Ownby stated that the work is not in favor of Falun Gong nor is it meant to attack the Falun Gong. Hong You of Chicago wrote in The Journal of Religion that "Ownby's take in this study, if not harshly critical of Li, is not laudatory either".

==Reception==
Hong You stated that the book is "an objective appraisal". According to Hong You the average public and academics in Chinese and religious studies would appreciate the book. He also believed that Falun Gong members would appreciate the book and find ways to restructure the movement through "constructive criticism coming from an academic work." You argued that despite the title, the work does not talk much about the future of China, making this "My only criticism".

Kahn wrote "his narrative does not offer many new insights into the fears and aspirations of either side" and that "His contention that Falun Gong belongs to a tradition dating to White Lotus is credible."
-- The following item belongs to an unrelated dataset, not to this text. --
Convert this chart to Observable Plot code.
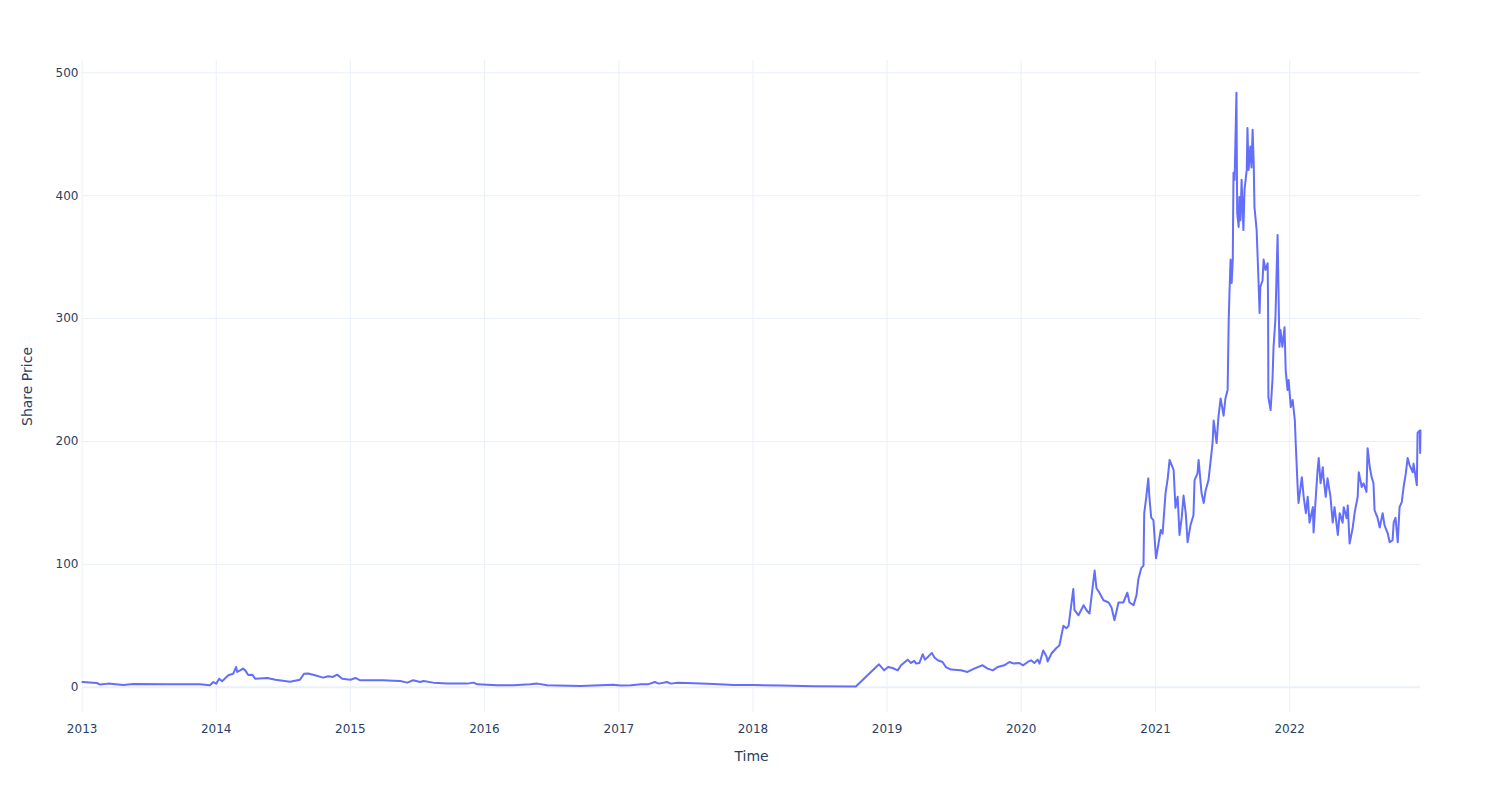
<!DOCTYPE html>
<html><head><meta charset="utf-8">
<script src="https://cdn.jsdelivr.net/npm/d3@7"></script>
<script src="https://cdn.jsdelivr.net/npm/@observablehq/plot@0.6"></script>
<style>body{margin:0;background:#fff;}</style>
</head><body><div id="chart"></div>
<script>
const dates = [
"2013-01-02","2013-02-10","2013-02-19","2013-03-13","2013-04-23","2013-05-20","2013-08-20","2013-11-18","2013-12-15","2013-12-24",
"2014-01-01","2014-01-09","2014-01-17","2014-02-03","2014-02-16","2014-02-24","2014-02-27","2014-03-07","2014-03-15","2014-03-21",
"2014-03-29","2014-04-09","2014-04-17","2014-05-20","2014-06-11","2014-07-21","2014-08-17","2014-08-28","2014-09-08","2014-09-27",
"2014-10-19","2014-11-02","2014-11-15","2014-11-26","2014-12-10",
"2015-01-01","2015-01-15","2015-01-28","2015-04-01","2015-04-28","2015-05-17","2015-06-05","2015-06-21","2015-07-10","2015-07-19",
"2015-08-15","2015-09-22","2015-11-15","2015-12-02","2015-12-13",
"2016-02-05","2016-03-20","2016-05-05","2016-05-24","2016-06-20","2016-09-18","2016-12-17",
"2017-01-06","2017-02-03","2017-03-02","2017-03-21","2017-04-09","2017-04-20","2017-05-12","2017-05-22","2017-06-10","2017-07-24",
"2017-09-16","2017-11-10",
"2018-01-04","2018-03-18","2018-06-16","2018-10-08","2018-12-10","2018-12-24",
"2019-01-04","2019-01-16","2019-01-30","2019-02-08","2019-02-26","2019-03-07","2019-03-16","2019-03-21","2019-03-30","2019-04-08",
"2019-04-14","2019-04-22","2019-05-03","2019-05-10","2019-05-19","2019-06-01","2019-06-10","2019-06-24","2019-07-21","2019-08-08",
"2019-08-26","2019-09-18","2019-10-02","2019-10-16","2019-10-29","2019-11-16","2019-11-30","2019-12-13","2019-12-27",
"2020-01-06","2020-01-19","2020-01-28","2020-02-06","2020-02-15","2020-02-20","2020-03-01","2020-03-10","2020-03-13","2020-03-24",
"2020-04-06","2020-04-14","2020-04-25","2020-05-03","2020-05-09","2020-05-22","2020-05-25","2020-06-05","2020-06-19","2020-06-27",
"2020-07-05","2020-07-19","2020-07-24","2020-08-01","2020-08-12","2020-08-26","2020-09-03","2020-09-11","2020-09-22","2020-10-05",
"2020-10-16","2020-10-22","2020-11-02","2020-11-10","2020-11-15","2020-11-23","2020-11-29","2020-12-01","2020-12-07","2020-12-12",
"2020-12-15","2020-12-20","2020-12-26",
"2021-01-02","2021-01-06","2021-01-15","2021-01-20","2021-01-28","2021-02-03","2021-02-08","2021-02-19","2021-02-24","2021-03-02",
"2021-03-07","2021-03-13","2021-03-18","2021-03-24","2021-03-29","2021-04-06","2021-04-14","2021-04-17","2021-04-25","2021-04-28",
"2021-05-06","2021-05-12","2021-05-17","2021-05-25","2021-05-31","2021-06-05","2021-06-08","2021-06-16","2021-06-21","2021-06-27",
"2021-07-05","2021-07-10","2021-07-16","2021-07-19","2021-07-21","2021-07-24","2021-07-27","2021-07-30","2021-08-01","2021-08-04",
"2021-08-09","2021-08-11","2021-08-15","2021-08-17","2021-08-20","2021-08-23","2021-08-28","2021-08-31","2021-09-06","2021-09-08",
"2021-09-11","2021-09-16","2021-09-19","2021-09-22","2021-09-25","2021-09-27","2021-10-03","2021-10-08","2021-10-11","2021-10-13",
"2021-10-19","2021-10-22","2021-10-27","2021-11-02","2021-11-03","2021-11-04","2021-11-10","2021-11-15","2021-11-18","2021-11-23",
"2021-11-29","2021-12-01","2021-12-04","2021-12-07","2021-12-12","2021-12-18","2021-12-21","2021-12-26","2021-12-29",
"2022-01-04","2022-01-09","2022-01-15","2022-01-17","2022-01-23","2022-01-25","2022-02-03","2022-02-08","2022-02-14","2022-02-19",
"2022-02-24","2022-03-05","2022-03-07","2022-03-13","2022-03-18","2022-03-21","2022-03-26","2022-04-01","2022-04-03","2022-04-09",
"2022-04-14","2022-04-22","2022-04-28","2022-05-03","2022-05-12","2022-05-17","2022-05-25","2022-05-28","2022-06-05","2022-06-08",
"2022-06-13","2022-06-21","2022-06-27","2022-07-05","2022-07-08","2022-07-16","2022-07-21","2022-07-29","2022-08-01","2022-08-07",
"2022-08-12","2022-08-17","2022-08-20","2022-08-28","2022-09-03","2022-09-11","2022-09-16","2022-09-25","2022-09-30","2022-10-08",
"2022-10-11","2022-10-16","2022-10-22","2022-10-27","2022-11-02","2022-11-07","2022-11-13","2022-11-18","2022-11-23","2022-12-02",
"2022-12-04","2022-12-13","2022-12-15","2022-12-21","2022-12-22","2022-12-23"
];
const prices = [
4.4,3.5,2.2,3.0,1.8,2.7,2.5,2.4,1.7,4.3,
3.0,7.0,5.0,9.8,11,16.5,12.5,13.8,15.2,13.8,
10,10.3,7,7.5,6.2,4.6,6.2,11,11.3,9.8,
7.9,9,8.4,10.3,7,
6.2,7.6,5.7,5.7,5.4,5.1,3.8,5.7,4.3,5.1,
3.8,3,3,3.8,2.4,
1.6,1.6,2.4,3,1.6,1.1,2,
1.4,1.6,2.4,2.4,4.3,3,4.3,3,3.8,3.3,
2.7,1.9,
1.9,1.4,0.8,0.6,18.7,13.8,
16.5,15.7,13.8,17.9,22.5,19.8,21.5,19.3,19.8,26.9,
22.5,24.7,28,24.2,22,20.6,16.5,14.4,13.8,12.5,
15.2,17.9,15.2,13.8,16.5,17.9,20.6,19.3,19.8,
17.9,20.6,22,19.8,22.5,19.3,30,25,21,27.7,
32,34,50,48,50,80,63,58.6,66.8,62.7,
60,95,80.6,77,70.8,69,65,54.6,69,69,
77,69,66.8,75,88,97,99,141.7,156,170,
155,138,136,
105,111.6,128,125,158,170,185,177,146,155,
124,138,156,141.7,118,132,140,168.6,174,185,
158,150,160,168.6,185,198.7,217,198.7,220,235,
221,235,242,299,321,348,329,348,418.6,413,
483.7,386,374.6,399,380,413,372,405,421,455,
421,440,423,453.6,426.7,391,372,331,304.6,325.7,
331,348,339.6,345,315,236,225.6,250,277,299,
368,331,277,290.7,277,293,258,242,250,
228,233.7,217,201,160,150,171,155,141.7,155,
134,146.6,126,155,177,186.5,166,179,171,155,
170,155,134,146.6,124,141.7,134,146.6,137.6,148,
117,129,142.5,155,175,163,166,159,194.6,179,
171,166,144,138,130,141.7,132,125,118,119.7,
134,138,118,146.6,150.6,163,174,186.5,181,175,
182,164.5,207,209,190.6,209
];
const yTicks = [0, 100, 200, 300, 400, 500];
const xTickYears = [2013, 2014, 2015, 2016, 2017, 2018, 2019, 2020, 2021, 2022];
const xTitle = "Time";
const yTitle = "Share Price";

const data = dates.map((d, i) => ({date: new Date(d), price: prices[i]}));
const xTicks = xTickYears.map(y => new Date(Date.UTC(y, 0, 1)));
const ink = "#2a3f5f";
const grid = "#ebf0f8";

const chart = Plot.plot({
  width: 1500, height: 800,
  marginLeft: 82, marginRight: 80, marginTop: 60, marginBottom: 88,
  style: {fontFamily: "'DejaVu Sans', sans-serif", fontSize: "12px", color: ink, background: "#fff"},
  x: {type: "utc", domain: [data[0].date, data[data.length - 1].date], label: null},
  y: {domain: [-20.5, 510], label: null},
  marks: [
    Plot.gridX(xTicks, {stroke: grid, strokeOpacity: 1}),
    Plot.gridY(yTicks, {stroke: grid, strokeOpacity: 1}),
    Plot.ruleY([0], {stroke: grid, strokeWidth: 2}),
    Plot.lineY(data, {x: "date", y: "price", stroke: "#636efa", strokeWidth: 2}),
    Plot.axisY(yTicks, {tickSize: 0, tickPadding: 4, fill: ink, label: null}),
    Plot.axisX(xTicks, {tickSize: 0, tickPadding: 12, fill: ink, tickFormat: d3.utcFormat("%Y"), label: null}),
    Plot.text([yTitle], {frameAnchor: "left", dx: -55, rotate: -90, textAnchor: "middle", lineAnchor: "middle", fontSize: 14, fill: ink}),
    Plot.text([xTitle], {frameAnchor: "bottom", dy: 44, textAnchor: "middle", lineAnchor: "middle", fontSize: 14, fill: ink})
  ]
});
document.getElementById("chart").append(chart);
</script>
</body></html>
Scott Pacey of the Australian National University described the book as "a comprehensive overview of Falun Gong both as a set of religious beliefs and as an organized group of devotees." Michael L. Mickler of the Unification Theological Seminary wrote "Despite its title, the book deals very little, if at all, with the future of China." Pacey stated "Scholars and students interested in Chinese religion will find much to profit from this book."

Mickler stated that academics with modern Chinese history and/or new religions will have "particular interest" in the work although it is also "accessible" to the lay public. Mickler stated that the work "is a major contribution toward our understanding of" the Falun Gong.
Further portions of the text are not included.